→ Task instructions: Without the pictures, set down every line of the data exactly.

===== Information provided

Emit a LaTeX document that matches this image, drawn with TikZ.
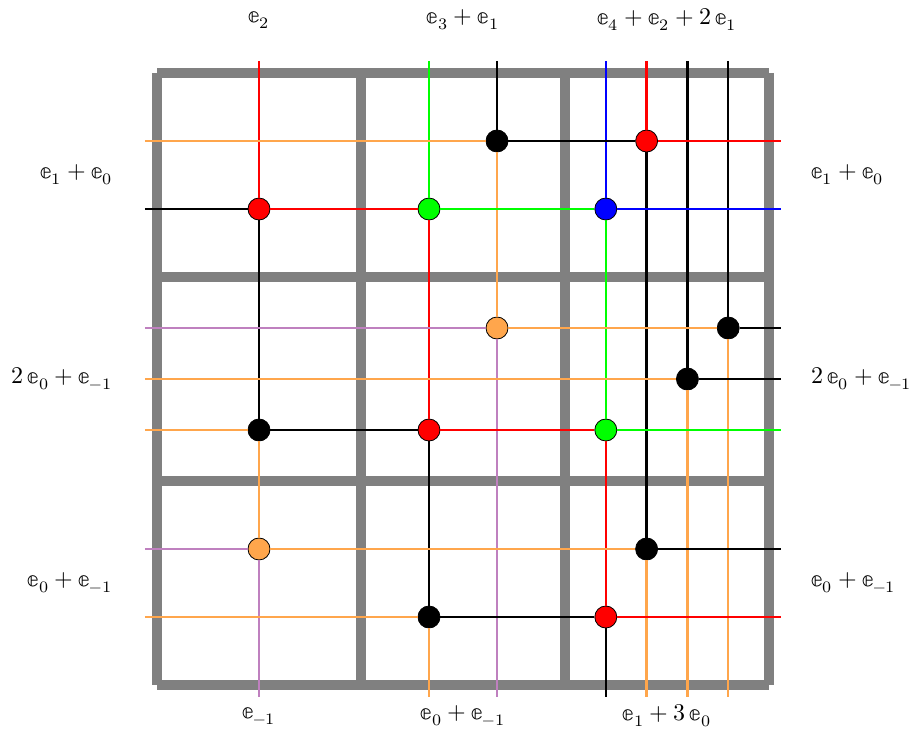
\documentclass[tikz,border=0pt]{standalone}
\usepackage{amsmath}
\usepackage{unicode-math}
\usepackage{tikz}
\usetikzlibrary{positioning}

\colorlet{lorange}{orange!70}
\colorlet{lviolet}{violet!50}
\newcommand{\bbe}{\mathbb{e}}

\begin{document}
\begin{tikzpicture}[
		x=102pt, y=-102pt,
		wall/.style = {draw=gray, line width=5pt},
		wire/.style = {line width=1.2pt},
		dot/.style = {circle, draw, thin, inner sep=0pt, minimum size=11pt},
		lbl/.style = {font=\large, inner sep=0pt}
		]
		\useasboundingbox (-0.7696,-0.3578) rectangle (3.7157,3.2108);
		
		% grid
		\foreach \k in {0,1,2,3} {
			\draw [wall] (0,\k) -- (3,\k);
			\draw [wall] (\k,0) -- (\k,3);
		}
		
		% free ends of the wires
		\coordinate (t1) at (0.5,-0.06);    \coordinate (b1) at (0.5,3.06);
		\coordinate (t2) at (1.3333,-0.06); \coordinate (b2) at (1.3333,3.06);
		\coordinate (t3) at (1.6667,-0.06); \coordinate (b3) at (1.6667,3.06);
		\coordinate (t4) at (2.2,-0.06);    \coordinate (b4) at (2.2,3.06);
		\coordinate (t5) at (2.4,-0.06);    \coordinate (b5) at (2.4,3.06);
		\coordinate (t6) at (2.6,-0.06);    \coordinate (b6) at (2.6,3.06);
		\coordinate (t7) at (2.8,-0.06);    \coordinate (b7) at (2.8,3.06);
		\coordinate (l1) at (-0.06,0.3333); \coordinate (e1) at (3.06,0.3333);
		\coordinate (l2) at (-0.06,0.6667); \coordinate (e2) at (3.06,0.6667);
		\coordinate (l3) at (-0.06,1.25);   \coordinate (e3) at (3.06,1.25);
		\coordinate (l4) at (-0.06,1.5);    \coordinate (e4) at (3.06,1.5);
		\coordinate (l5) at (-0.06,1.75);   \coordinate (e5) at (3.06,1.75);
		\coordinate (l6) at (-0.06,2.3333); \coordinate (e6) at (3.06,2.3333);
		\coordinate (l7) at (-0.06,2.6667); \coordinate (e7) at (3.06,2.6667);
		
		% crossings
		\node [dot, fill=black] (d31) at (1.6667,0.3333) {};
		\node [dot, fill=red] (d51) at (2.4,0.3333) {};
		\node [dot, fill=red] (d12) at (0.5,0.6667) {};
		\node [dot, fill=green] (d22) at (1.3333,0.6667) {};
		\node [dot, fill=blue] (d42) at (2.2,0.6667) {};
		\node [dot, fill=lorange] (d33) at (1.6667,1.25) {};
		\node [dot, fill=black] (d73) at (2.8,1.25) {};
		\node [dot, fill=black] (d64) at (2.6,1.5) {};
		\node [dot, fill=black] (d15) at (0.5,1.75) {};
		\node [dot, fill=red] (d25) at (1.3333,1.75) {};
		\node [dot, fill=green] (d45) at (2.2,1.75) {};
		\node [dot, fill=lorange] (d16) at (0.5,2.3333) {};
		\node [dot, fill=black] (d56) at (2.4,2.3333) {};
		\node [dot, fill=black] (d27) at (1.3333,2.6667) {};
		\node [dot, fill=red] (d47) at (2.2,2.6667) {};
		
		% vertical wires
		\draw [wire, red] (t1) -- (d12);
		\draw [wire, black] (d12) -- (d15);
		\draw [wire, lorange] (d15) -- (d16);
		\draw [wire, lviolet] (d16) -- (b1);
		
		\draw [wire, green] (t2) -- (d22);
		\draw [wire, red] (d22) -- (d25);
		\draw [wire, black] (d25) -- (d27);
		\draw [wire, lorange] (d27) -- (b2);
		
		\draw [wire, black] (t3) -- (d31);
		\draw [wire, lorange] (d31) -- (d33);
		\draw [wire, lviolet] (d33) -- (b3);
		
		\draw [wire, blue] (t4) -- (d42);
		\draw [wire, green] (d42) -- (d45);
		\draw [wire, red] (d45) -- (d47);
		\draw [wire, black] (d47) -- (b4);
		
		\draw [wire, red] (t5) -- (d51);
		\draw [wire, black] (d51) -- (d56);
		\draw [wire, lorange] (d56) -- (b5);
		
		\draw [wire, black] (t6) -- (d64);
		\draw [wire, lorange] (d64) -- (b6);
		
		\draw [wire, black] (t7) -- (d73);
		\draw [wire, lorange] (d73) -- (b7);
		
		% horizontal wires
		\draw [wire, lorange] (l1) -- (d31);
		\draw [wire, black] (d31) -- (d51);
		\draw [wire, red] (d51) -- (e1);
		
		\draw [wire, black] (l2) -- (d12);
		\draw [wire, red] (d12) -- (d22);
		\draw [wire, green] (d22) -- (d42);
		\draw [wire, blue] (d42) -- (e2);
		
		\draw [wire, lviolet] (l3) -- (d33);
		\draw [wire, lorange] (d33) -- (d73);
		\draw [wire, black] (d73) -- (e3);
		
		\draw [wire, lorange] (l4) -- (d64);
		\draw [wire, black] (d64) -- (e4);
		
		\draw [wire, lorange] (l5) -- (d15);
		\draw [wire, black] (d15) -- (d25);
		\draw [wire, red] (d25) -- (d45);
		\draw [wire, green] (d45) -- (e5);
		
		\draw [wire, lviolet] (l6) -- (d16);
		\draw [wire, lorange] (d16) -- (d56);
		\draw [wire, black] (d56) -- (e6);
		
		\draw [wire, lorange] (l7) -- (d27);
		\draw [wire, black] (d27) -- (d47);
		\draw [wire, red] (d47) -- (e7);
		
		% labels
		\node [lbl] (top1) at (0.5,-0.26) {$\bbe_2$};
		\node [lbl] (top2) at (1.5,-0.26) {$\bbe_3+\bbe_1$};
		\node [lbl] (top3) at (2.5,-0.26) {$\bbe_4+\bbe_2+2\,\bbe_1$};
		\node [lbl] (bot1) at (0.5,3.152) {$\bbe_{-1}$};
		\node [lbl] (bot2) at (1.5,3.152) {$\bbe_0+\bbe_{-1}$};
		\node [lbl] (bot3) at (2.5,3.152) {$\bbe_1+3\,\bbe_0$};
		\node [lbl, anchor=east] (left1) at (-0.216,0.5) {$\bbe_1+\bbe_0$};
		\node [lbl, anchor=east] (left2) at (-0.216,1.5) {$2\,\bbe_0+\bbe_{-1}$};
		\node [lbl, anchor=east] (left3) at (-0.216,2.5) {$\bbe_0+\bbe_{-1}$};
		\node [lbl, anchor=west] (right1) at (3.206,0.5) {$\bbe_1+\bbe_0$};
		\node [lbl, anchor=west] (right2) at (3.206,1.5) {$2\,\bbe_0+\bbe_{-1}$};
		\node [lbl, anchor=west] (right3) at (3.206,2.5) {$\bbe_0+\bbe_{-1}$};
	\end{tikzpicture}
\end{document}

==========

→ Reply:
Emit a LaTeX document that matches this image, drawn with TikZ.
\documentclass[tikz,border=0pt]{standalone}
\usepackage{amsmath}
\usepackage{unicode-math}
\usepackage{tikz}
\usetikzlibrary{positioning}

\colorlet{lorange}{orange!70}
\colorlet{lviolet}{violet!50}
\newcommand{\bbe}{\mathbb{e}}

\begin{document}
\begin{tikzpicture}[
		x=102pt, y=-102pt,
		wall/.style = {draw=gray, line width=5pt},
		wire/.style = {line width=1.2pt},
		dot/.style = {circle, draw, thin, inner sep=0pt, minimum size=11pt},
		lbl/.style = {font=\large, inner sep=0pt}
		]
		\useasboundingbox (-0.7696,-0.3578) rectangle (3.7157,3.2108);
		
		% grid
		\foreach \k in {0,1,2,3} {
			\draw [wall] (0,\k) -- (3,\k);
			\draw [wall] (\k,0) -- (\k,3);
		}
		
		% free ends of the wires
		\coordinate (t1) at (0.5,-0.06);    \coordinate (b1) at (0.5,3.06);
		\coordinate (t2) at (1.3333,-0.06); \coordinate (b2) at (1.3333,3.06);
		\coordinate (t3) at (1.6667,-0.06); \coordinate (b3) at (1.6667,3.06);
		\coordinate (t4) at (2.2,-0.06);    \coordinate (b4) at (2.2,3.06);
		\coordinate (t5) at (2.4,-0.06);    \coordinate (b5) at (2.4,3.06);
		\coordinate (t6) at (2.6,-0.06);    \coordinate (b6) at (2.6,3.06);
		\coordinate (t7) at (2.8,-0.06);    \coordinate (b7) at (2.8,3.06);
		\coordinate (l1) at (-0.06,0.3333); \coordinate (e1) at (3.06,0.3333);
		\coordinate (l2) at (-0.06,0.6667); \coordinate (e2) at (3.06,0.6667);
		\coordinate (l3) at (-0.06,1.25);   \coordinate (e3) at (3.06,1.25);
		\coordinate (l4) at (-0.06,1.5);    \coordinate (e4) at (3.06,1.5);
		\coordinate (l5) at (-0.06,1.75);   \coordinate (e5) at (3.06,1.75);
		\coordinate (l6) at (-0.06,2.3333); \coordinate (e6) at (3.06,2.3333);
		\coordinate (l7) at (-0.06,2.6667); \coordinate (e7) at (3.06,2.6667);
		
		% crossings
		\node [dot, fill=black] (d31) at (1.6667,0.3333) {};
		\node [dot, fill=red] (d51) at (2.4,0.3333) {};
		\node [dot, fill=red] (d12) at (0.5,0.6667) {};
		\node [dot, fill=green] (d22) at (1.3333,0.6667) {};
		\node [dot, fill=blue] (d42) at (2.2,0.6667) {};
		\node [dot, fill=lorange] (d33) at (1.6667,1.25) {};
		\node [dot, fill=black] (d73) at (2.8,1.25) {};
		\node [dot, fill=black] (d64) at (2.6,1.5) {};
		\node [dot, fill=black] (d15) at (0.5,1.75) {};
		\node [dot, fill=red] (d25) at (1.3333,1.75) {};
		\node [dot, fill=green] (d45) at (2.2,1.75) {};
		\node [dot, fill=lorange] (d16) at (0.5,2.3333) {};
		\node [dot, fill=black] (d56) at (2.4,2.3333) {};
		\node [dot, fill=black] (d27) at (1.3333,2.6667) {};
		\node [dot, fill=red] (d47) at (2.2,2.6667) {};
		
		% vertical wires
		\draw [wire, red] (t1) -- (d12);
		\draw [wire, black] (d12) -- (d15);
		\draw [wire, lorange] (d15) -- (d16);
		\draw [wire, lviolet] (d16) -- (b1);
		
		\draw [wire, green] (t2) -- (d22);
		\draw [wire, red] (d22) -- (d25);
		\draw [wire, black] (d25) -- (d27);
		\draw [wire, lorange] (d27) -- (b2);
		
		\draw [wire, black] (t3) -- (d31);
		\draw [wire, lorange] (d31) -- (d33);
		\draw [wire, lviolet] (d33) -- (b3);
		
		\draw [wire, blue] (t4) -- (d42);
		\draw [wire, green] (d42) -- (d45);
		\draw [wire, red] (d45) -- (d47);
		\draw [wire, black] (d47) -- (b4);
		
		\draw [wire, red] (t5) -- (d51);
		\draw [wire, black] (d51) -- (d56);
		\draw [wire, lorange] (d56) -- (b5);
		
		\draw [wire, black] (t6) -- (d64);
		\draw [wire, lorange] (d64) -- (b6);
		
		\draw [wire, black] (t7) -- (d73);
		\draw [wire, lorange] (d73) -- (b7);
		
		% horizontal wires
		\draw [wire, lorange] (l1) -- (d31);
		\draw [wire, black] (d31) -- (d51);
		\draw [wire, red] (d51) -- (e1);
		
		\draw [wire, black] (l2) -- (d12);
		\draw [wire, red] (d12) -- (d22);
		\draw [wire, green] (d22) -- (d42);
		\draw [wire, blue] (d42) -- (e2);
		
		\draw [wire, lviolet] (l3) -- (d33);
		\draw [wire, lorange] (d33) -- (d73);
		\draw [wire, black] (d73) -- (e3);
		
		\draw [wire, lorange] (l4) -- (d64);
		\draw [wire, black] (d64) -- (e4);
		
		\draw [wire, lorange] (l5) -- (d15);
		\draw [wire, black] (d15) -- (d25);
		\draw [wire, red] (d25) -- (d45);
		\draw [wire, green] (d45) -- (e5);
		
		\draw [wire, lviolet] (l6) -- (d16);
		\draw [wire, lorange] (d16) -- (d56);
		\draw [wire, black] (d56) -- (e6);
		
		\draw [wire, lorange] (l7) -- (d27);
		\draw [wire, black] (d27) -- (d47);
		\draw [wire, red] (d47) -- (e7);
		
		% labels
		\node [lbl] (top1) at (0.5,-0.26) {$\bbe_2$};
		\node [lbl] (top2) at (1.5,-0.26) {$\bbe_3+\bbe_1$};
		\node [lbl] (top3) at (2.5,-0.26) {$\bbe_4+\bbe_2+2\,\bbe_1$};
		\node [lbl] (bot1) at (0.5,3.152) {$\bbe_{-1}$};
		\node [lbl] (bot2) at (1.5,3.152) {$\bbe_0+\bbe_{-1}$};
		\node [lbl] (bot3) at (2.5,3.152) {$\bbe_1+3\,\bbe_0$};
		\node [lbl, anchor=east] (left1) at (-0.216,0.5) {$\bbe_1+\bbe_0$};
		\node [lbl, anchor=east] (left2) at (-0.216,1.5) {$2\,\bbe_0+\bbe_{-1}$};
		\node [lbl, anchor=east] (left3) at (-0.216,2.5) {$\bbe_0+\bbe_{-1}$};
		\node [lbl, anchor=west] (right1) at (3.206,0.5) {$\bbe_1+\bbe_0$};
		\node [lbl, anchor=west] (right2) at (3.206,1.5) {$2\,\bbe_0+\bbe_{-1}$};
		\node [lbl, anchor=west] (right3) at (3.206,2.5) {$\bbe_0+\bbe_{-1}$};
	\end{tikzpicture}
\end{document}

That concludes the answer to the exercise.